Each line below should be retyped exactly, with no pictures.

- **Data provided**
- - -
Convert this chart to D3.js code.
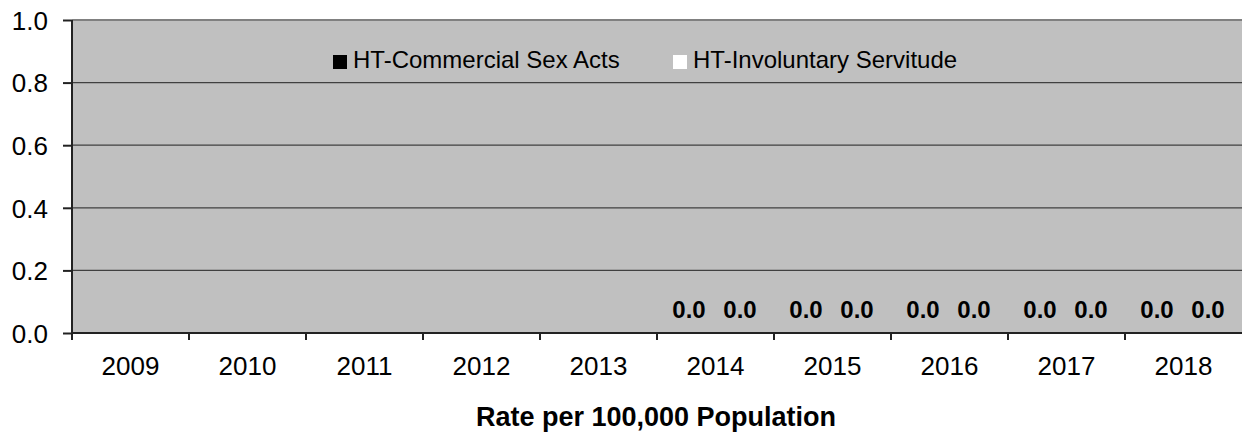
<!DOCTYPE html>
<meta charset="utf-8">
<style>

    body {
        margin: 0;
        background: #fff;
        font-family: "Liberation Sans", Arial, sans-serif;
    }

    text {
        fill: #000;
    }

    .grid line {
        stroke: #404040;
        stroke-width: 1.3;
    }

    .axis path, .axis line {
        stroke: #222;
        stroke-width: 2;
    }

</style>
<body>
<script src="https://cdn.jsdelivr.net/npm/d3@7/dist/d3.min.js"></script>
<script>

    var years = ["2009", "2010", "2011", "2012", "2013", "2014", "2015", "2016", "2017", "2018"];
    var seriesNames = ["HT-Commercial Sex Acts", "HT-Involuntary Servitude"];
    var commercialSex = [null, null, null, null, null, 0.0, 0.0, 0.0, 0.0, 0.0];
    var involuntaryServitude = [null, null, null, null, null, 0.0, 0.0, 0.0, 0.0, 0.0];
    var yTicks = [0, 0.2, 0.4, 0.6, 0.8, 1.0];
    var seriesColors = ["#000000", "#ffffff"];

    var margin = {top: 20, right: 0, bottom: 100, left: 72},
            width = 1242 - margin.left - margin.right,
            height = 433 - margin.top - margin.bottom;

    var data = years.map(function(y, i) {
        return {year: y, values: [commercialSex[i], involuntaryServitude[i]]};
    });

    var x = d3.scaleBand()
            .domain(years)
            .range([0, width]);

    var x1 = d3.scaleBand()
            .domain([0, 1])
            .range([x.bandwidth() / 2 - 52, x.bandwidth() / 2 + 50]);

    var y = d3.scaleLinear()
            .domain([0, 1])
            .range([height, 0]);

    var svg = d3.select("body").append("svg")
            .attr("width", 1242)
            .attr("height", 433)
            .append("g")
            .attr("transform", "translate(" + margin.left + "," + margin.top + ")");

    // plot background
    svg.append("rect")
            .attr("width", width)
            .attr("height", height)
            .attr("fill", "#c0c0c0");

    // gridlines
    svg.append("g")
            .attr("class", "grid")
            .selectAll("line")
            .data(yTicks.filter(function(d) { return d > 0 && d < 1; }))
            .enter().append("line")
            .attr("x1", 0)
            .attr("x2", width)
            .attr("y1", function(d) { return y(d); })
            .attr("y2", function(d) { return y(d); });

    svg.append("line")
            .attr("x1", 0)
            .attr("x2", width)
            .attr("y1", y(1))
            .attr("y2", y(1))
            .attr("stroke", "#808080")
            .attr("stroke-width", 2);

    // bars (all zero, so flat)
    var groups = svg.selectAll("g.year")
            .data(data)
            .enter().append("g")
            .attr("class", "year")
            .attr("transform", function(d) { return "translate(" + x(d.year) + ",0)"; });

    groups.selectAll("rect")
            .data(function(d) { return d.values.map(function(v, i) { return {i: i, v: v}; }).filter(function(e) { return e.v !== null; }); })
            .enter().append("rect")
            .attr("x", function(d) { return x1(d.i); })
            .attr("width", x1.bandwidth())
            .attr("y", function(d) { return y(d.v); })
            .attr("height", function(d) { return height - y(d.v); })
            .attr("fill", function(d) { return seriesColors[d.i]; });

    groups.selectAll("text")
            .data(function(d) { return d.values.map(function(v, i) { return {i: i, v: v}; }).filter(function(e) { return e.v !== null; }); })
            .enter().append("text")
            .attr("x", function(d) { return x1(d.i) + x1.bandwidth() / 2; })
            .attr("y", function(d) { return y(d.v) - 15; })
            .attr("text-anchor", "middle")
            .style("font-size", "24px")
            .style("font-weight", "bold")
            .text(function(d) { return d3.format(".1f")(d.v); });

    // y axis
    var yAxis = d3.axisLeft(y)
            .tickValues(yTicks)
            .tickFormat(d3.format(".1f"))
            .tickSize(9)
            .tickPadding(15);

    svg.append("g")
            .attr("class", "y axis")
            .call(yAxis)
            .call(function(g) { g.select(".domain").attr("d", "M0," + (height + 7) + "V0"); })
            .selectAll("text")
            .style("font-size", "26px")
            .attr("dy", "0.36em");

    // x axis: ticks on category boundaries
    svg.append("g")
            .attr("class", "x axis")
            .attr("transform", "translate(0," + height + ")")
            .call(function(g) {
                g.append("path").attr("d", "M0,0H" + width).attr("stroke", "#222").attr("stroke-width", 2);
                g.selectAll("line.tk")
                        .data(years.slice(1))
                        .enter().append("line")
                        .attr("class", "tk")
                        .attr("x1", function(d) { return x(d); })
                        .attr("x2", function(d) { return x(d); })
                        .attr("y1", 0)
                        .attr("y2", 7);
                g.selectAll("text")
                        .data(years)
                        .enter().append("text")
                        .attr("x", function(d) { return x(d) + x.bandwidth() / 2; })
                        .attr("y", 42)
                        .attr("text-anchor", "middle")
                        .style("font-size", "26px")
                        .text(function(d) { return d; });
            });

    svg.append("text")
            .attr("x", (476 + 836) / 2 - margin.left)
            .attr("y", 406)
            .attr("text-anchor", "middle")
            .style("font-size", "27px")
            .style("font-weight", "bold")
            .text("Rate per 100,000 Population");

    // legend
    var legendX = [333, 673];
    var legend = svg.selectAll("g.legend")
            .data(seriesNames)
            .enter().append("g")
            .attr("class", "legend")
            .attr("transform", function(d, i) { return "translate(" + (legendX[i] - margin.left) + "," + (55 - margin.top) + ")"; });

    legend.append("rect")
            .attr("width", 14)
            .attr("height", 14)
            .attr("fill", function(d, i) { return seriesColors[i]; });

    legend.append("text")
            .attr("x", 20)
            .attr("y", 13)
            .style("font-size", "24px")
            .text(function(d) { return d; });

</script>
- - -
- **Task solution**
Convert this chart to D3.js code.
<!DOCTYPE html>
<meta charset="utf-8">
<style>

    body {
        margin: 0;
        background: #fff;
        font-family: "Liberation Sans", Arial, sans-serif;
    }

    text {
        fill: #000;
    }

    .grid line {
        stroke: #404040;
        stroke-width: 1.3;
    }

    .axis path, .axis line {
        stroke: #222;
        stroke-width: 2;
    }

</style>
<body>
<script src="https://cdn.jsdelivr.net/npm/d3@7/dist/d3.min.js"></script>
<script>

    var years = ["2009", "2010", "2011", "2012", "2013", "2014", "2015", "2016", "2017", "2018"];
    var seriesNames = ["HT-Commercial Sex Acts", "HT-Involuntary Servitude"];
    var commercialSex = [null, null, null, null, null, 0.0, 0.0, 0.0, 0.0, 0.0];
    var involuntaryServitude = [null, null, null, null, null, 0.0, 0.0, 0.0, 0.0, 0.0];
    var yTicks = [0, 0.2, 0.4, 0.6, 0.8, 1.0];
    var seriesColors = ["#000000", "#ffffff"];

    var margin = {top: 20, right: 0, bottom: 100, left: 72},
            width = 1242 - margin.left - margin.right,
            height = 433 - margin.top - margin.bottom;

    var data = years.map(function(y, i) {
        return {year: y, values: [commercialSex[i], involuntaryServitude[i]]};
    });

    var x = d3.scaleBand()
            .domain(years)
            .range([0, width]);

    var x1 = d3.scaleBand()
            .domain([0, 1])
            .range([x.bandwidth() / 2 - 52, x.bandwidth() / 2 + 50]);

    var y = d3.scaleLinear()
            .domain([0, 1])
            .range([height, 0]);

    var svg = d3.select("body").append("svg")
            .attr("width", 1242)
            .attr("height", 433)
            .append("g")
            .attr("transform", "translate(" + margin.left + "," + margin.top + ")");

    // plot background
    svg.append("rect")
            .attr("width", width)
            .attr("height", height)
            .attr("fill", "#c0c0c0");

    // gridlines
    svg.append("g")
            .attr("class", "grid")
            .selectAll("line")
            .data(yTicks.filter(function(d) { return d > 0 && d < 1; }))
            .enter().append("line")
            .attr("x1", 0)
            .attr("x2", width)
            .attr("y1", function(d) { return y(d); })
            .attr("y2", function(d) { return y(d); });

    svg.append("line")
            .attr("x1", 0)
            .attr("x2", width)
            .attr("y1", y(1))
            .attr("y2", y(1))
            .attr("stroke", "#808080")
            .attr("stroke-width", 2);

    // bars (all zero, so flat)
    var groups = svg.selectAll("g.year")
            .data(data)
            .enter().append("g")
            .attr("class", "year")
            .attr("transform", function(d) { return "translate(" + x(d.year) + ",0)"; });

    groups.selectAll("rect")
            .data(function(d) { return d.values.map(function(v, i) { return {i: i, v: v}; }).filter(function(e) { return e.v !== null; }); })
            .enter().append("rect")
            .attr("x", function(d) { return x1(d.i); })
            .attr("width", x1.bandwidth())
            .attr("y", function(d) { return y(d.v); })
            .attr("height", function(d) { return height - y(d.v); })
            .attr("fill", function(d) { return seriesColors[d.i]; });

    groups.selectAll("text")
            .data(function(d) { return d.values.map(function(v, i) { return {i: i, v: v}; }).filter(function(e) { return e.v !== null; }); })
            .enter().append("text")
            .attr("x", function(d) { return x1(d.i) + x1.bandwidth() / 2; })
            .attr("y", function(d) { return y(d.v) - 15; })
            .attr("text-anchor", "middle")
            .style("font-size", "24px")
            .style("font-weight", "bold")
            .text(function(d) { return d3.format(".1f")(d.v); });

    // y axis
    var yAxis = d3.axisLeft(y)
            .tickValues(yTicks)
            .tickFormat(d3.format(".1f"))
            .tickSize(9)
            .tickPadding(15);

    svg.append("g")
            .attr("class", "y axis")
            .call(yAxis)
            .call(function(g) { g.select(".domain").attr("d", "M0," + (height + 7) + "V0"); })
            .selectAll("text")
            .style("font-size", "26px")
            .attr("dy", "0.36em");

    // x axis: ticks on category boundaries
    svg.append("g")
            .attr("class", "x axis")
            .attr("transform", "translate(0," + height + ")")
            .call(function(g) {
                g.append("path").attr("d", "M0,0H" + width).attr("stroke", "#222").attr("stroke-width", 2);
                g.selectAll("line.tk")
                        .data(years.slice(1))
                        .enter().append("line")
                        .attr("class", "tk")
                        .attr("x1", function(d) { return x(d); })
                        .attr("x2", function(d) { return x(d); })
                        .attr("y1", 0)
                        .attr("y2", 7);
                g.selectAll("text")
                        .data(years)
                        .enter().append("text")
                        .attr("x", function(d) { return x(d) + x.bandwidth() / 2; })
                        .attr("y", 42)
                        .attr("text-anchor", "middle")
                        .style("font-size", "26px")
                        .text(function(d) { return d; });
            });

    svg.append("text")
            .attr("x", (476 + 836) / 2 - margin.left)
            .attr("y", 406)
            .attr("text-anchor", "middle")
            .style("font-size", "27px")
            .style("font-weight", "bold")
            .text("Rate per 100,000 Population");

    // legend
    var legendX = [333, 673];
    var legend = svg.selectAll("g.legend")
            .data(seriesNames)
            .enter().append("g")
            .attr("class", "legend")
            .attr("transform", function(d, i) { return "translate(" + (legendX[i] - margin.left) + "," + (55 - margin.top) + ")"; });

    legend.append("rect")
            .attr("width", 14)
            .attr("height", 14)
            .attr("fill", function(d, i) { return seriesColors[i]; });

    legend.append("text")
            .attr("x", 20)
            .attr("y", 13)
            .style("font-size", "24px")
            .text(function(d) { return d; });

</script>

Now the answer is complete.